== The task ==
Scan the listing that follows and report how many lines contain "with". Write the number alone.

== Source code of charts ==

------------------------

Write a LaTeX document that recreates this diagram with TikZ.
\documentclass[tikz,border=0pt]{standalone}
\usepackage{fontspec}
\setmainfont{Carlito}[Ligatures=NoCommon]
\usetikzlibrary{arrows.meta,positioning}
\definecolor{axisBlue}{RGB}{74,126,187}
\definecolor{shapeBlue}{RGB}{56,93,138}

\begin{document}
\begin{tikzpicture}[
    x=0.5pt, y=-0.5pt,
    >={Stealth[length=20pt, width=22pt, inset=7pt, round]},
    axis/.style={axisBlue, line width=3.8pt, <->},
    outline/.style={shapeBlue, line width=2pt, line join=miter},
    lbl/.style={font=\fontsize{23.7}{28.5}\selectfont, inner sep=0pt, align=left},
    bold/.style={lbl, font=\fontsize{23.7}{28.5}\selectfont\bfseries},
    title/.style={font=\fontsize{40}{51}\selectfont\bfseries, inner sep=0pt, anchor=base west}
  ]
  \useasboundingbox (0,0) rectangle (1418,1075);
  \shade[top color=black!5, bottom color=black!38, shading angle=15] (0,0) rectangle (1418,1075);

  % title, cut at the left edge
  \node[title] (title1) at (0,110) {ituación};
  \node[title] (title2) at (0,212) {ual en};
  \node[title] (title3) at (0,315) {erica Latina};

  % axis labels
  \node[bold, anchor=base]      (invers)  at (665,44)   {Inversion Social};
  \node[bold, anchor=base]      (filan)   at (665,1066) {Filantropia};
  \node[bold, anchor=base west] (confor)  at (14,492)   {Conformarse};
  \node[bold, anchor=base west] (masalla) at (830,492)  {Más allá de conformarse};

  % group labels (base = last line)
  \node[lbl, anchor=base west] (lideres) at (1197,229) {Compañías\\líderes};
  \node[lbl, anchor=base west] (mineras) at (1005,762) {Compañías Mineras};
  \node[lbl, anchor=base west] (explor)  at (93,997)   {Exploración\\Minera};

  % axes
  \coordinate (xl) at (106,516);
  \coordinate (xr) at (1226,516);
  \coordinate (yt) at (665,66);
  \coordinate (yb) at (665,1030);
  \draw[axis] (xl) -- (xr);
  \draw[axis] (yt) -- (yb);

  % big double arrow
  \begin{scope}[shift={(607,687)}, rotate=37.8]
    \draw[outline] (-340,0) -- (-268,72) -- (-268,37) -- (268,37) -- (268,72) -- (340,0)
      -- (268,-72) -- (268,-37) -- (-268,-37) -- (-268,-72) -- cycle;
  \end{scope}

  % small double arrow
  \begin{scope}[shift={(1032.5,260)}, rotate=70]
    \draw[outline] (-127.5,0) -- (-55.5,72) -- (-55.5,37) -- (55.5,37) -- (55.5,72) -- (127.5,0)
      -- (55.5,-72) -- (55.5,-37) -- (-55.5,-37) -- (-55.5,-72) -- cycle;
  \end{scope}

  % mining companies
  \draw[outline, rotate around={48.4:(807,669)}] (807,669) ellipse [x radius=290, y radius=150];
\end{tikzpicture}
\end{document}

------------------------

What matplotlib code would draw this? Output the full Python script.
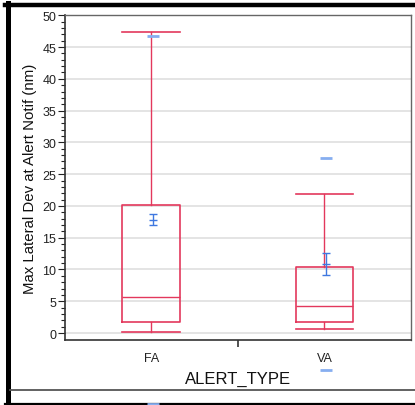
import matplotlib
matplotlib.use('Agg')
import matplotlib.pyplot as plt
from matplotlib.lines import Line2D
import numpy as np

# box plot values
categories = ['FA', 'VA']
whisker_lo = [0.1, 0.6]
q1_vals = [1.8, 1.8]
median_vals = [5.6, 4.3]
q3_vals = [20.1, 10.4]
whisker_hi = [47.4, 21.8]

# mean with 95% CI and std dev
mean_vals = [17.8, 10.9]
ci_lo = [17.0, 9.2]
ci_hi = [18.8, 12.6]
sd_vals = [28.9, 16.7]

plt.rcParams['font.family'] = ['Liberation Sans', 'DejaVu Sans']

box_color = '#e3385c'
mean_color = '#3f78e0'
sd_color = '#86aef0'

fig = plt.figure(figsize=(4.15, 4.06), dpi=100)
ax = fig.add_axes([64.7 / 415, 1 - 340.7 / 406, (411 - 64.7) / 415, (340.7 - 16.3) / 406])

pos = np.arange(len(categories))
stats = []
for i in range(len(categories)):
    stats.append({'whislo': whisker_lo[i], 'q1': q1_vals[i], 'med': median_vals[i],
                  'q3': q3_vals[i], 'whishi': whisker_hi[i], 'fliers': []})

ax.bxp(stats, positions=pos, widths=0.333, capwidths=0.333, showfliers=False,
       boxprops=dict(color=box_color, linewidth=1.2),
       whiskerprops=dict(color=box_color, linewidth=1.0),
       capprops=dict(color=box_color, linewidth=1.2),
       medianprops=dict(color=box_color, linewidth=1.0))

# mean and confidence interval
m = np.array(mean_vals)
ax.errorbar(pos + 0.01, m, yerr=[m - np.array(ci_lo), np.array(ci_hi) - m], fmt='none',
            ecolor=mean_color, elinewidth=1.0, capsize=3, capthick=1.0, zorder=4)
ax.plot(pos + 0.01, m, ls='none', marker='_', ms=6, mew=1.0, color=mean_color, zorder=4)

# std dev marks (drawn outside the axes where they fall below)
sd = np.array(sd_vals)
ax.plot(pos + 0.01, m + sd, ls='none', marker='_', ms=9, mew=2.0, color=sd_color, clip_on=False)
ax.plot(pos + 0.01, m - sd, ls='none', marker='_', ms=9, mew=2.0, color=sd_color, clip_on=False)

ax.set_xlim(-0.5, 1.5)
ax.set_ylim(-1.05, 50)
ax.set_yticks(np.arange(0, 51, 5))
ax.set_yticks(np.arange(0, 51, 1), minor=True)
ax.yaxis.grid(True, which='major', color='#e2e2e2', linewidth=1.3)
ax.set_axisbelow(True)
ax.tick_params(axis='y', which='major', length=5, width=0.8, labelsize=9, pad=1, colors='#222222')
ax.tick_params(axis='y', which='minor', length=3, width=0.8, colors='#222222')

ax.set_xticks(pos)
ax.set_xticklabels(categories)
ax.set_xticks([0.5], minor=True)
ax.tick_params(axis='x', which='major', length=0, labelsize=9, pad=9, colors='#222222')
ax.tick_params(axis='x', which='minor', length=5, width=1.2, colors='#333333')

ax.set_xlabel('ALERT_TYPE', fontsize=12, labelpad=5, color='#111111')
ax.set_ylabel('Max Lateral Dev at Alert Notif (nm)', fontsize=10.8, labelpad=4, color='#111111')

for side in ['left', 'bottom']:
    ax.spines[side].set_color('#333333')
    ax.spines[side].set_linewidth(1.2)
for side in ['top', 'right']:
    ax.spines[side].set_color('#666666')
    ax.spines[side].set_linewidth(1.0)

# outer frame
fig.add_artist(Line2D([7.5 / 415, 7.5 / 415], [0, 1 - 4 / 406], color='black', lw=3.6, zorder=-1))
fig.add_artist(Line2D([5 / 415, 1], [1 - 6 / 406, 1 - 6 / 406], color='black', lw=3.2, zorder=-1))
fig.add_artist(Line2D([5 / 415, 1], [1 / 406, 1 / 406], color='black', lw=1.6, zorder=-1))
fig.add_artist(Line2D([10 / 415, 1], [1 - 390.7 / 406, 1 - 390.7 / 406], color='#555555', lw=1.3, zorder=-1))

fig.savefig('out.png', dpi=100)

------------------------

== Task answer ==
2